Thursday, 29 November 2012

Cooking! With Jez Butterworth and Dominic West!

If you were incredibly lucky enough to get tickets to Jez Butterworth's extremely eagerly awaited post-Jerusalem play in the very very teeny-tiny Royal Court Upstairs theatre, and if you're a fan of delicious fish, you were probably at least half as impressed with the scene where Dominic West guts and cooks a fish as I was. I resolved to myself that the next time I went food-shopping, I would hang the expense and get me a trout, to see if this meal tasted as delicious as it smelled. So I picked up the necessary ingredients, as you can see in the picture (fortune and the reduced section smiled on me that day!), and decided to have a bash!

First, you need a leek and some fennel. Fennel has quite a peculiarly aniseedy taste, so bear that in mind if you're not a fan. I only used half the fennel you see up there. I'm much more fond of leeks though, so used the whole thing! Get yourself a baking tray, and put a lovely big sheet of tinfoil on (I know West didn't use tinfoil, but I rather depend on it when cooking fish in the oven). Drizzle olive oil all over it, then chop up your leek and fennel and scatter them across.

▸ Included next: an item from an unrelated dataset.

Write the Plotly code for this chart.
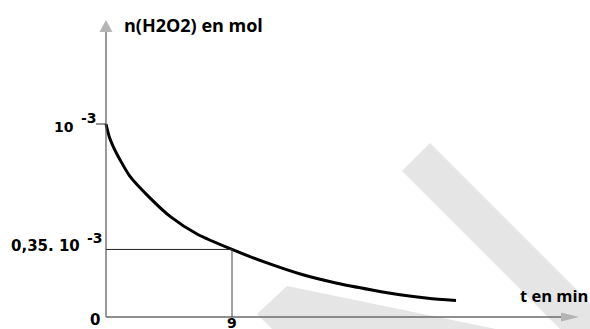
import plotly.graph_objects as go

# Amount of H2O2 (in units of 1e-3 mol) against time (min)
t_min = [0, 0.25, 0.6, 1.0, 1.7, 3.1, 4.6, 6.5, 9, 11.5, 14, 16.5, 19, 21, 23, 25]
n_mmol = [1.0, 0.93, 0.87, 0.815, 0.73, 0.62, 0.52, 0.43, 0.35, 0.28, 0.22, 0.175, 0.14, 0.115, 0.097, 0.085]

# Highlighted reading on the curve
marked_t = 9
marked_n = 0.35

# Tick labels
x_tick_vals = [0, 9]
x_tick_text = ["0", "9"]
y_tick_vals = [1.0, 0.35]
y_tick_text = ["10", "0,35. 10"]
y_tick_exp = ["-3", "-3"]

x_title = "t en min"
y_title = "n(H2O2) en mol"

W, H = 590, 329
ORIGIN_X, ORIGIN_Y = 106, 317      # pixel position of (0, 0)
PX_PER_MIN, PX_PER_UNIT = 14, 193

x_range = [-ORIGIN_X / PX_PER_MIN, (W - ORIGIN_X) / PX_PER_MIN]
y_range = [-(H - ORIGIN_Y) / PX_PER_UNIT, ORIGIN_Y / PX_PER_UNIT]


def px(x):
    return x / W


def py(y):
    return 1 - y / H


def poly(points):
    return "M " + " L ".join(f"{px(x):.5f},{py(y):.5f}" for x, y in points) + " Z"


fig = go.Figure()

fig.add_trace(go.Scatter(
    x=t_min, y=n_mmol, mode="lines",
    line=dict(color="black", width=3, shape="spline", smoothing=0.7),
    hoverinfo="skip", showlegend=False,
))

shapes = []
# light grey background watermark
wm = "#e5e5e5"
shapes.append(dict(type="path", xref="paper", yref="paper", layer="below",
                   path=poly([(430, 143), (590, 303), (590, 329), (560, 329), (402, 171)]),
                   fillcolor=wm, line=dict(width=0)))
shapes.append(dict(type="path", xref="paper", yref="paper", layer="below",
                   path=poly([(287, 286), (496, 329), (272, 329), (257, 314)]),
                   fillcolor=wm, line=dict(width=0)))

axis_col = "#555555"
# vertical axis
shapes.append(dict(type="line", xref="x", yref="paper", x0=0, x1=0,
                   y0=py(ORIGIN_Y), y1=py(31), line=dict(color=axis_col, width=1.2)))
# horizontal axis
shapes.append(dict(type="line", xref="paper", yref="y", x0=px(ORIGIN_X), x1=px(562),
                   y0=0, y1=0, line=dict(color="#6a6a6a", width=1.6)))
# arrow heads
arrow_col = "#b4b4b4"
shapes.append(dict(type="path", xref="paper", yref="paper",
                   path=poly([(106, 20), (112.5, 32), (99.5, 32)]),
                   fillcolor=arrow_col, line=dict(width=0)))
shapes.append(dict(type="path", xref="paper", yref="paper",
                   path=poly([(579, 317), (561, 312.5), (561, 321.5)]),
                   fillcolor=arrow_col, line=dict(width=0)))

# tick mark at the initial amount
shapes.append(dict(type="line", xref="x", yref="y", xsizemode="pixel", xanchor=0,
                   x0=-10, x1=0, y0=y_tick_vals[0], y1=y_tick_vals[0],
                   line=dict(color="#333333", width=1)))

# guide lines to the highlighted reading
shapes.append(dict(type="line", xref="x", yref="y", x0=0, x1=marked_t,
                   y0=marked_n, y1=marked_n, line=dict(color="#222222", width=1)))
shapes.append(dict(type="line", xref="x", yref="y", x0=marked_t, x1=marked_t,
                   y0=0, y1=marked_n, line=dict(color="#444444", width=1)))

tick_font = dict(family="DejaVu Sans", size=15, color="black")
annotations = []

# x tick labels
x_label_style = {0: (-11.5, -3, 15), 9: (0, -6, 14)}
for v, txt in zip(x_tick_vals, x_tick_text):
    dx, dy, fs = x_label_style[v]
    annotations.append(dict(x=v, y=0, xref="x", yref="y", text=f"<b>{txt}</b>",
                            showarrow=False, xanchor="center", yanchor="middle",
                            xshift=dx, yshift=dy, font=dict(tick_font, size=fs)))

# y tick labels with their exponents
y_label_shift = {1.0: ((-42.5, -3, 14), (-17.5, 6)), 0.35: ((-61, 3, 15), (-11.5, 11.5))}
for v, txt, exp in zip(y_tick_vals, y_tick_text, y_tick_exp):
    (dx, dy, fs), (ex, ey) = y_label_shift[v]
    annotations.append(dict(x=0, y=v, xref="x", yref="y", text=f"<b>{txt}</b>",
                            showarrow=False, xanchor="center", yanchor="middle",
                            xshift=dx, yshift=dy, font=dict(tick_font, size=fs)))
    annotations.append(dict(x=0, y=v, xref="x", yref="y", text=f"<b>{exp}</b>",
                            showarrow=False, xanchor="center", yanchor="middle",
                            xshift=ex, yshift=ey, font=dict(tick_font, size=14)))

title_font = dict(family="Open Sans", size=18, color="black")
annotations.append(dict(x=px(122), y=py(25), xref="paper", yref="paper",
                        text=f"<b>{y_title}</b>", showarrow=False,
                        xanchor="left", yanchor="middle", font=title_font))
annotations.append(dict(x=px(518), y=py(295), xref="paper", yref="paper",
                        text=f"<b>{x_title}</b>", showarrow=False,
                        xanchor="left", yanchor="middle",
                        font=dict(title_font, size=16.5)))

fig.update_layout(
    width=W, height=H,
    margin=dict(l=0, r=0, t=0, b=0),
    paper_bgcolor="white", plot_bgcolor="rgba(0,0,0,0)",
    xaxis=dict(range=x_range, visible=False, fixedrange=True),
    yaxis=dict(range=y_range, visible=False, fixedrange=True),
    shapes=shapes, annotations=annotations,
    showlegend=False,
)

fig.write_html("out.html", config=dict(displayModeBar=False))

Next, you'll need your fish! If you are hardcore, your fish has all its innards in it, and I bow to your superior hardiness. I am relatively new to the world of eating fish that still has a head on, so I was enormously relieved to find the innards of my trout gone. For maximum authenticity, as well as innards, you should have a freshly caught brown trout, from a river, on a moonless night. I got rainbow trout, because it was there. Once your fish is innards-free, you'll need to stuff a herb in its belly. I have gone with dill, because dill is a good herb for fish. However, I understand there was a post-show Q&A where someone asked about what herb was used in the play, so if anyone can enlighten me, I'll be interested in adjusting the recipe in future if it wasn't actually dill. Dill was a good choice though.

Then you should lay your fish on your leeky, fennelly, tinfoiled tray. Make slits in the fish's skin, from top to bottom rather than lengthways, and sprinkle rock salt all over it. Then take your lemon, cut it in half, and squeeze lemon juice all over the fish. Finally, take your tinfoil and form it into a loose parcel around the food, and pop the whole thing in the oven. I went for 160°C, fan-assisted, and left it in there for around 25 minutes. Your oven may behave differently.

Finished dinner!
And then lo! Once the cooking process is finished, you will have a delicious fish! And delicious leek and fennel too! The lemon juice and rock salt found their way all over everything, which added a rather excellent tang to the proceedings, and I was happily picking bits of cooked fish flesh off teeny bones for rather a long time. Even if the play had been a total washout, I found it was worth the £20 to learn such a simple yet effective recipe.

So many thanks to everyone at the Royal Court, and I look forward to eating this again many times in the future!